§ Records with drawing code

○ ○ ○ ○

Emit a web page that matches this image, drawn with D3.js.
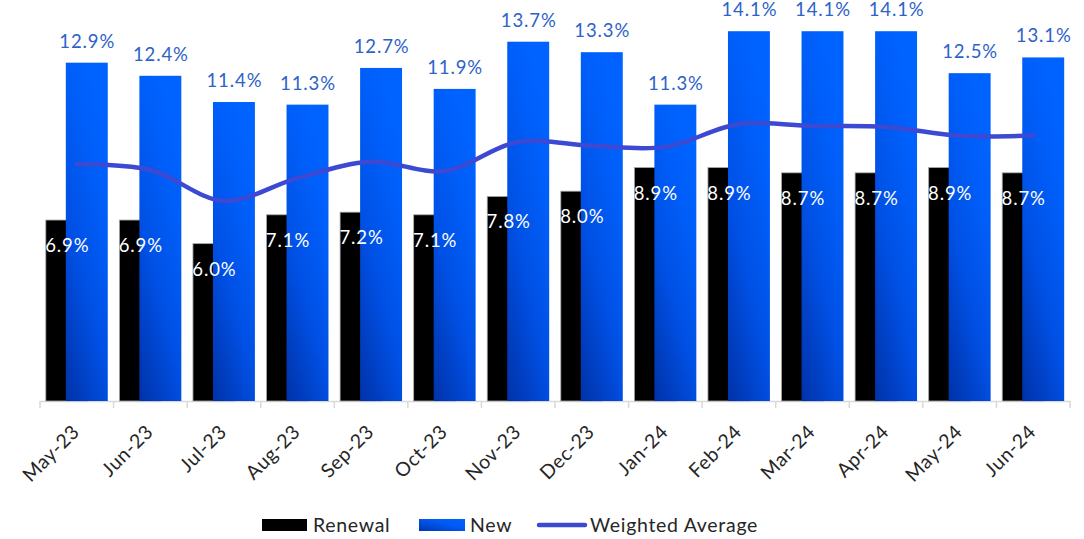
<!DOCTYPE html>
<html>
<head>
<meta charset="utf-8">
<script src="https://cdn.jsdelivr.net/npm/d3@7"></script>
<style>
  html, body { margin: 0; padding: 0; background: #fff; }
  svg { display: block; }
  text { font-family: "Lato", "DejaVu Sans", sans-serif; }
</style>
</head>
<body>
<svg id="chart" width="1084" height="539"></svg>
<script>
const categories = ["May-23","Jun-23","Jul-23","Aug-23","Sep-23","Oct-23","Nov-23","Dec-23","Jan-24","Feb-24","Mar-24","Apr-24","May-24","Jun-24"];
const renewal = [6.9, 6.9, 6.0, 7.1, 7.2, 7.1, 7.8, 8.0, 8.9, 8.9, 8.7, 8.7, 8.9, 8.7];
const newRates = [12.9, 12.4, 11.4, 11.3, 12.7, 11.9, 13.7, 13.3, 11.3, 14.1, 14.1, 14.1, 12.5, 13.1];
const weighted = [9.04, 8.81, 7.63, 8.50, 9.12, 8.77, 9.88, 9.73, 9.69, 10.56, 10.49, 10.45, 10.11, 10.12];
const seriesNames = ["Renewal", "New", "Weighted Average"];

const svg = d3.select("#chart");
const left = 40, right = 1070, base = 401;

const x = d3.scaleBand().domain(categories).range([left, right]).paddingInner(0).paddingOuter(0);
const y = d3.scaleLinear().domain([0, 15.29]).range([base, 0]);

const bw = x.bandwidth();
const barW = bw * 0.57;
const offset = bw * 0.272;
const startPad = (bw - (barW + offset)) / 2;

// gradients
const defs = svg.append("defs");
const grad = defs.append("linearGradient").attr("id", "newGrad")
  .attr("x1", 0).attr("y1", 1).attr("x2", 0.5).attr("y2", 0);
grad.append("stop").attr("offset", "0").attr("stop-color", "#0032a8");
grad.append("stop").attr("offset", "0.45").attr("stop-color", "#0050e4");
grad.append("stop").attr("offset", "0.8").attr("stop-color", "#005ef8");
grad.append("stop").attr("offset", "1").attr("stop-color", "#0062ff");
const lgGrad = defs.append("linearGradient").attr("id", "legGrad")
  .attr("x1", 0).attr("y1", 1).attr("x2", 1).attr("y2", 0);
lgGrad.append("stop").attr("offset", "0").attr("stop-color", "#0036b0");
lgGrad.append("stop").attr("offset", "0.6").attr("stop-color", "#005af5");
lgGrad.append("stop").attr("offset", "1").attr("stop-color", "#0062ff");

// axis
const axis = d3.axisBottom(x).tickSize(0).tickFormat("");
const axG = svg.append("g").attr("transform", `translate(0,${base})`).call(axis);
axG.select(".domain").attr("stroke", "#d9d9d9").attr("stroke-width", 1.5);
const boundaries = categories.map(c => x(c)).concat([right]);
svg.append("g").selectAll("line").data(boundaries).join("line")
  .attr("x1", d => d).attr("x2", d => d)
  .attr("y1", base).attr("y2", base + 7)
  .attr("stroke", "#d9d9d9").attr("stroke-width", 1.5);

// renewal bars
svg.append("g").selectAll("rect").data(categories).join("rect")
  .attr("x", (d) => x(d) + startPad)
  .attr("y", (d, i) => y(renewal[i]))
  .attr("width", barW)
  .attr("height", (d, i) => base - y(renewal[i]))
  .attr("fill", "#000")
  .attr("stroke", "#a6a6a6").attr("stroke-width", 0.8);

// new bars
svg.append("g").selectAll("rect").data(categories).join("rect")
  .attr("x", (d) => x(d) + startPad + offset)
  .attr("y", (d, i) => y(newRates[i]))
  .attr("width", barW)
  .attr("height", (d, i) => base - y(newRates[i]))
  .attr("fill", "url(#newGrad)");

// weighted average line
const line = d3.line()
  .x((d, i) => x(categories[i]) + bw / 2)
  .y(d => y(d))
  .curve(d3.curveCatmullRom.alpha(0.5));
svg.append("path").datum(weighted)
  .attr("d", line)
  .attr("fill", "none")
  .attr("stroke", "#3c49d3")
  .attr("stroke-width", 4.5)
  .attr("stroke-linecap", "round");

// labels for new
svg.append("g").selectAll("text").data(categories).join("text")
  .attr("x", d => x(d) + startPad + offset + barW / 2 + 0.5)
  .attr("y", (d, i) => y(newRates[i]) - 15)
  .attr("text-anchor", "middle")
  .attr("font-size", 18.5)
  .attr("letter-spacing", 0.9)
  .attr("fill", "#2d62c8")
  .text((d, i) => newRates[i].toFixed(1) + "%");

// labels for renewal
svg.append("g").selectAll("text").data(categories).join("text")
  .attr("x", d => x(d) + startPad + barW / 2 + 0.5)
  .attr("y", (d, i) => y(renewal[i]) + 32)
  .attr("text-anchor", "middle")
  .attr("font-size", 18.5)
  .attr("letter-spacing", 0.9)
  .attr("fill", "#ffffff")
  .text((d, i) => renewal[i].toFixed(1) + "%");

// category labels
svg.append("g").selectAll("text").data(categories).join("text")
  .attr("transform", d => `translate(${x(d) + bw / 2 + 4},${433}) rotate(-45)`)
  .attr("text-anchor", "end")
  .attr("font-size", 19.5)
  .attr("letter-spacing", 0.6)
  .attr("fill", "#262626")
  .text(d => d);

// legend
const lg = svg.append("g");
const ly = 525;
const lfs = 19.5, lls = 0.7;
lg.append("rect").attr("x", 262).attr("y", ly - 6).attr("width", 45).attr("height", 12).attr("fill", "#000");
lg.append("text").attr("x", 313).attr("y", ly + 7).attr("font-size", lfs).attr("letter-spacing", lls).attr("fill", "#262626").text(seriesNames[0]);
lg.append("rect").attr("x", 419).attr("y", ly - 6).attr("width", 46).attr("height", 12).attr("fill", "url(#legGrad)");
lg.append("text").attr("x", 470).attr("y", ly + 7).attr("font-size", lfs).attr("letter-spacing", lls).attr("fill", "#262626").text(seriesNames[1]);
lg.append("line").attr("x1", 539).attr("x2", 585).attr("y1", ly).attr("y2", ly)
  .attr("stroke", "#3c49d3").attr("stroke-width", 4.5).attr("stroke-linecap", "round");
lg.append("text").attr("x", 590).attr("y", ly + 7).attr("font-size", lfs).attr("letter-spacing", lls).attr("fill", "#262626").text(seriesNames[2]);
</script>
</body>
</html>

○ ○ ○ ○

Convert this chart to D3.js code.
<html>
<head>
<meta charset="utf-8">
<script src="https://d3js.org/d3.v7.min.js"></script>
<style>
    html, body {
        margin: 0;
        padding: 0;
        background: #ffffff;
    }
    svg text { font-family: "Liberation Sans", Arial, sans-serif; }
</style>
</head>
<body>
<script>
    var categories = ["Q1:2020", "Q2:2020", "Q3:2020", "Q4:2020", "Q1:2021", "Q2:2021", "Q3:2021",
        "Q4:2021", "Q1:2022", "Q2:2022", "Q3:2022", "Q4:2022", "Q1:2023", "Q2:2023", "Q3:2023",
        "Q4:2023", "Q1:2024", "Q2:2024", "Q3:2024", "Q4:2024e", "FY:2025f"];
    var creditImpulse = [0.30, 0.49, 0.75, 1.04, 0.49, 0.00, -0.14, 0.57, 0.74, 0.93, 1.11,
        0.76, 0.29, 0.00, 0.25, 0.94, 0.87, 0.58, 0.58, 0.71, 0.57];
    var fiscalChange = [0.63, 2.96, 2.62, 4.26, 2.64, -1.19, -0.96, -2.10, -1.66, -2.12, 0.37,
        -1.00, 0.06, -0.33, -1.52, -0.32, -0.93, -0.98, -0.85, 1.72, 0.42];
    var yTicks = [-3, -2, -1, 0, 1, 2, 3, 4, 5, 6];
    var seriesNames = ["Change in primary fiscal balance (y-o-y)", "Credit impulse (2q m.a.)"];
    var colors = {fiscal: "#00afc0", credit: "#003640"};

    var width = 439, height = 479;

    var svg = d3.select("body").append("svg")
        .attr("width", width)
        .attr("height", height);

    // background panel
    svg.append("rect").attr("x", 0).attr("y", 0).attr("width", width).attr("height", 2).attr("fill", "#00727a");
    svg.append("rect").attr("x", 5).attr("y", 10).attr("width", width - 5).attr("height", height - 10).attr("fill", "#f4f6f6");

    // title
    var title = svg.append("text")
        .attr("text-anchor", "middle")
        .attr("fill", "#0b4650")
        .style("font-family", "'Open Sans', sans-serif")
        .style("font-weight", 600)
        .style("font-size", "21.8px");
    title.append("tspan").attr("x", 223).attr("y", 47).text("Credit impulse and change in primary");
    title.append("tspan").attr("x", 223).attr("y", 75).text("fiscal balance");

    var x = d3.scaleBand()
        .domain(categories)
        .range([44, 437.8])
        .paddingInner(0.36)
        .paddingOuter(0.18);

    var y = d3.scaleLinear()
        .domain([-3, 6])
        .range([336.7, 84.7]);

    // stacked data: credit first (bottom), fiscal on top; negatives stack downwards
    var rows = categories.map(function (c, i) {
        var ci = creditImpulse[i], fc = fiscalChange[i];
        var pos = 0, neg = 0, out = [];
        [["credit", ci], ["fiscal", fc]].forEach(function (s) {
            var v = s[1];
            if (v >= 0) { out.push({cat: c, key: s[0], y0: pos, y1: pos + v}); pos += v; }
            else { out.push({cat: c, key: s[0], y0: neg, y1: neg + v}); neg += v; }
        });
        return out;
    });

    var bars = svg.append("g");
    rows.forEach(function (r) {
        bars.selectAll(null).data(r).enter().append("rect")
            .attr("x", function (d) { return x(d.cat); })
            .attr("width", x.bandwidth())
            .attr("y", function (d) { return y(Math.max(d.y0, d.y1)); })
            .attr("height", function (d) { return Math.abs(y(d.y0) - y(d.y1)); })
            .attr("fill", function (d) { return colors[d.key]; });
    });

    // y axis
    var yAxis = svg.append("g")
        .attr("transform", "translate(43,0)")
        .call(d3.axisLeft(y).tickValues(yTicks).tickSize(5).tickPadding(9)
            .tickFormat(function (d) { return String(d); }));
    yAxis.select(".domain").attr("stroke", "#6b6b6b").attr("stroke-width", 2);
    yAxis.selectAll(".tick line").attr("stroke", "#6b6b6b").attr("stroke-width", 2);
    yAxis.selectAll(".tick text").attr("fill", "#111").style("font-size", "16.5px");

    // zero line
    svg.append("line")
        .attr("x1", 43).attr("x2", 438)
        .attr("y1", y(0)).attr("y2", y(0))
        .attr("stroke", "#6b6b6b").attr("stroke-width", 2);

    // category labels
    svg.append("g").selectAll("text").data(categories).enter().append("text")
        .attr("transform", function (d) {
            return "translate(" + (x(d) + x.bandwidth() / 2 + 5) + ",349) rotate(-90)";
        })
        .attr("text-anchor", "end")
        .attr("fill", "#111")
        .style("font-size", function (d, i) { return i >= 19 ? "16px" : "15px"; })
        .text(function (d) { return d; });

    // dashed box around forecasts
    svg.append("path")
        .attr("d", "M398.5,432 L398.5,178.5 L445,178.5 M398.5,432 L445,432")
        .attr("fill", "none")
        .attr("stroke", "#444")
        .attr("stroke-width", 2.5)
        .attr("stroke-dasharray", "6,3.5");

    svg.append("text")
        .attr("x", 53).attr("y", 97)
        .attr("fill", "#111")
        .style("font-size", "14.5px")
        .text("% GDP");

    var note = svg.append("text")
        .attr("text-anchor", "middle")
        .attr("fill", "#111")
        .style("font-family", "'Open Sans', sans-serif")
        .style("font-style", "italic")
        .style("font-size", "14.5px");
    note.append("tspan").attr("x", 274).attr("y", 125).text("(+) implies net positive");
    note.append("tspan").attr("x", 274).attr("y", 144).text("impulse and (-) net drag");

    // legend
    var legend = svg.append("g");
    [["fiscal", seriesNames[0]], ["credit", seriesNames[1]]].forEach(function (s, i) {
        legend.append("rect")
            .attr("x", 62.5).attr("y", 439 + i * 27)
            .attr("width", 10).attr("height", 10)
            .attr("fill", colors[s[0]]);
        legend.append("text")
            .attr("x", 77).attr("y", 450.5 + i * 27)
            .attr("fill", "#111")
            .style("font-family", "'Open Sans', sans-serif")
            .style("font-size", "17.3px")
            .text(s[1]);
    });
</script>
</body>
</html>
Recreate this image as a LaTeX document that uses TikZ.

○ ○ ○ ○

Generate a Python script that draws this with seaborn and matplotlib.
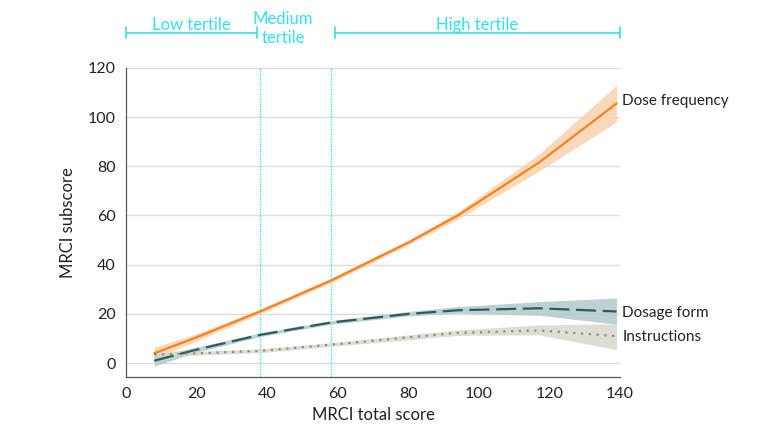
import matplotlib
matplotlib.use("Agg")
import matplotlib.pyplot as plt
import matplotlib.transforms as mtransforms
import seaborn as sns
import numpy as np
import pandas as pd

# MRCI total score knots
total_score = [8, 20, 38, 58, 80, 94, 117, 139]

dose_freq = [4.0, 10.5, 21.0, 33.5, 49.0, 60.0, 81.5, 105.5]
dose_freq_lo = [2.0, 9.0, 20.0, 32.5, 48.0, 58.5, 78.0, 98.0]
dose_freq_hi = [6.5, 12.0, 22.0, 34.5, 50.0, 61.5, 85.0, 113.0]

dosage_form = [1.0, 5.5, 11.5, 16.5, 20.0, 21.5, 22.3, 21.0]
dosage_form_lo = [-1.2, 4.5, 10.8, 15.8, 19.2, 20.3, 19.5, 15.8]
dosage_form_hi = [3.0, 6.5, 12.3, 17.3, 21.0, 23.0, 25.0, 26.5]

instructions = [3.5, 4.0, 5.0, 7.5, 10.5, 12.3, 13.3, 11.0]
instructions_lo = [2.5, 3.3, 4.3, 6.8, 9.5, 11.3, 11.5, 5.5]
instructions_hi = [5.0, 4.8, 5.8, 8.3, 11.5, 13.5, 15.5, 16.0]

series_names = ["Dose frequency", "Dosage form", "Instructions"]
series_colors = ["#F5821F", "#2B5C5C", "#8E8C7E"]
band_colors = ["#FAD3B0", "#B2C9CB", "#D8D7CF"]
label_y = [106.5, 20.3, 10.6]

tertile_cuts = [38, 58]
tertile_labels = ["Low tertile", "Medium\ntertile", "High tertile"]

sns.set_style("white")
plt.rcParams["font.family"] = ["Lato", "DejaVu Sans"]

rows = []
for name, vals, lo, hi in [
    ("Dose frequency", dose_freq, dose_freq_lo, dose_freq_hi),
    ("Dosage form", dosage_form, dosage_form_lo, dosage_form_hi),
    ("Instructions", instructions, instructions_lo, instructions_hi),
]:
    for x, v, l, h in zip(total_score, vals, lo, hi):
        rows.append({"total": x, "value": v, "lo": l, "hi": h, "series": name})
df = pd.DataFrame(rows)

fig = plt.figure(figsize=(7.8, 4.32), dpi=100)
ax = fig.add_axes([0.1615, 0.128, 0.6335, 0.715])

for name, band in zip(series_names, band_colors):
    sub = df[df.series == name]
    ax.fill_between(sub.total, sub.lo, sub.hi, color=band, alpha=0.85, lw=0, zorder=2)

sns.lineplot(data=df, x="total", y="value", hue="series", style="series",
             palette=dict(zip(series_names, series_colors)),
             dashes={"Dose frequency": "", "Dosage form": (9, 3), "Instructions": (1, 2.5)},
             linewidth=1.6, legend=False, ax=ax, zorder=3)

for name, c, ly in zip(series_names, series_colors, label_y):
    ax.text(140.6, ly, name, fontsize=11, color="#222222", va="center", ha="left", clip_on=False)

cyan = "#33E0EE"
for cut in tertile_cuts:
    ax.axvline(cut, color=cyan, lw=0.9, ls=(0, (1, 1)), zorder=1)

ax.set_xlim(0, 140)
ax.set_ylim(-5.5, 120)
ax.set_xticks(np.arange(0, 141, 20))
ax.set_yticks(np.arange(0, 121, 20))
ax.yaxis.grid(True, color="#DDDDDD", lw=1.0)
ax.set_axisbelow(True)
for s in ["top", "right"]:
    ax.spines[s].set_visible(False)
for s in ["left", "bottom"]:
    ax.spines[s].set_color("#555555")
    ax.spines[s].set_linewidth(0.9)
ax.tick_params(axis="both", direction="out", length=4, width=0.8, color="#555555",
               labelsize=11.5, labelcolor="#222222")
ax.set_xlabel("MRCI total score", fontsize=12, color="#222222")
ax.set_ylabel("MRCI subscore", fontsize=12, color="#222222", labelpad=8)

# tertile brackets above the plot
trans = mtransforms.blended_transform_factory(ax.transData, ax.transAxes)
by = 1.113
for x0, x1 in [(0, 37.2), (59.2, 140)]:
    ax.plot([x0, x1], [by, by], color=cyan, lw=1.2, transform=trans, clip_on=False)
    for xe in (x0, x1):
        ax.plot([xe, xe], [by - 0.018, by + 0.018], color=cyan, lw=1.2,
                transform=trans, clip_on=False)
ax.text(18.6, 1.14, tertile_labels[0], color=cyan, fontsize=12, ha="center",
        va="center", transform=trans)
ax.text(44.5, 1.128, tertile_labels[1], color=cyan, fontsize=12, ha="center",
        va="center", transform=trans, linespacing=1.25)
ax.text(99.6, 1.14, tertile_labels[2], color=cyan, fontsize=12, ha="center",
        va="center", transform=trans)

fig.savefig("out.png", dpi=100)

○ ○ ○ ○

Begin with the line that contains "Emit a web page", end with the line that contains "const startPad = (bw - (barW + offset)) / 2;", and set down every line in that range exactly as it stands, minus the pictures.

Emit a web page that matches this image, drawn with D3.js.
<!DOCTYPE html>
<html>
<head>
<meta charset="utf-8">
<script src="https://cdn.jsdelivr.net/npm/d3@7"></script>
<style>
  html, body { margin: 0; padding: 0; background: #fff; }
  svg { display: block; }
  text { font-family: "Lato", "DejaVu Sans", sans-serif; }
</style>
</head>
<body>
<svg id="chart" width="1084" height="539"></svg>
<script>
const categories = ["May-23","Jun-23","Jul-23","Aug-23","Sep-23","Oct-23","Nov-23","Dec-23","Jan-24","Feb-24","Mar-24","Apr-24","May-24","Jun-24"];
const renewal = [6.9, 6.9, 6.0, 7.1, 7.2, 7.1, 7.8, 8.0, 8.9, 8.9, 8.7, 8.7, 8.9, 8.7];
const newRates = [12.9, 12.4, 11.4, 11.3, 12.7, 11.9, 13.7, 13.3, 11.3, 14.1, 14.1, 14.1, 12.5, 13.1];
const weighted = [9.04, 8.81, 7.63, 8.50, 9.12, 8.77, 9.88, 9.73, 9.69, 10.56, 10.49, 10.45, 10.11, 10.12];
const seriesNames = ["Renewal", "New", "Weighted Average"];

const svg = d3.select("#chart");
const left = 40, right = 1070, base = 401;

const x = d3.scaleBand().domain(categories).range([left, right]).paddingInner(0).paddingOuter(0);
const y = d3.scaleLinear().domain([0, 15.29]).range([base, 0]);

const bw = x.bandwidth();
const barW = bw * 0.57;
const offset = bw * 0.272;
const startPad = (bw - (barW + offset)) / 2;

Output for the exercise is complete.